The Budget begs the question: Will recurrent expenditure be contained, and will capital expenditure be sustained? This arises where recurrent expenditure is budgeted to grow more slowly than nominal GDP and where there are several significant structural issues still outstanding. For example, there is the matter of public-sector restructuring. With a preliminary report available from July 2010, one would have expected that the specifics of intended reform would have been clarified prior to the Budget. While we are now advised of impending action in May, we are not clear as to whether the structure of the tabled expenditure estimates is consistent with the changes to be announced. Unfortunately, the role and functions of Government were not part of the terms of reference of the committee for public-sector restructuring. In some instances, including tax administration, there is budgetary provision for institutional change.

While we move towards public-sector restructuring, there has been a statement of intent to address the rapidly escalating budgetary burden of public-sector pensions. The budgetary provision is increasing from $16b to $21b, having doubled in the past five years or so. Decisions on both public-sector establishment and pensions may involve costs with budgetary implications.

The matter of 'arrears' in public-sector emoluments has still not been settled. It is clear that there is no provision for payment of the 'seven per cent arrears' for the substantial body of public-sector workers and that it is expected that the public-sector wage freeze will continue throughout fiscal year 2011-12. It is also clear that trade unions representing public-sector workers are, for the most part, not accommodating of this position. The experience of the past few years suggests labour unrest, IDT arbitration and litigation which have often had negative budgetary consequences.

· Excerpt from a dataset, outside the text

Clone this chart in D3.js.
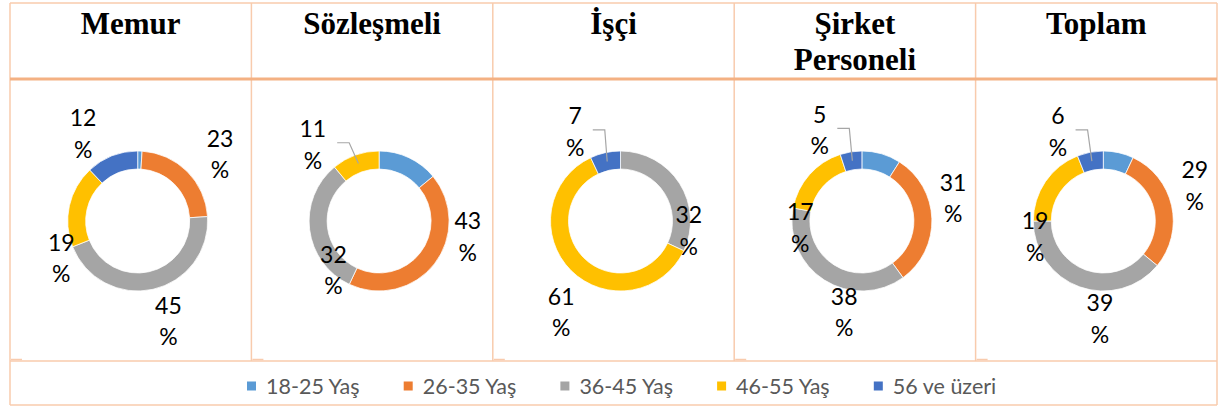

The nature of these industrial-relations disputes threatens the spirit of the nascent dialogue between the trade-union movement and the Government. This has implications for the viability of the wider social-partnership discussions that the Private Sector Organisation of Jamaica has been trying to resurrect. These discussions are also threatened by what, at present, appears to be a deteriorating state of relations between Government and Opposition in the Houses of Parliament. The weakening of trust and failure of dialogue threaten prospects for industrial peace, enhanced productivity and enhancement of budgetary revenue.

Private sector on-board

The private sector has also resurrected its proposal for consideration of comprehensive, rather than ad hoc, tax reform. While the Golding administration appears to be formally supportive, and despite last year's announcement of a freeze, the matter of import-duty waivers has again been in the news. At the same time, we await news of efforts to study the extensive system of legislated tax incentives which, with waivers, remit revenue that is a substantial percentage of revenue actually collected. Given the complexity of comprehensive tax reform, its implication for interest groups, the imperative for political will and the fact that we have not yet started, it is not inconceivable that we should take the next year merely to study the matter.again.

In consideration of all of the above, there is a serious concern that we may have yet another unfinished Budget. Revenue may depend on tax-administration reform that is not yet in place. If expenditure is understated by 'off-budget' means, it does not avoid debt. If recurrent expenditure is understated, the capital expenditure in the Budget is threatened. We are entering the budget year with several important institutional reforms that are either not yet off the ground or are still in the air. The state of political dialogue and industrial relations is not healthy.

It is of utmost importance that these issues be resolved if the Budget is to assume its proper role as the definitive and authoritative guide to the management of public finances rather than something we debate, disagree on, and then forget.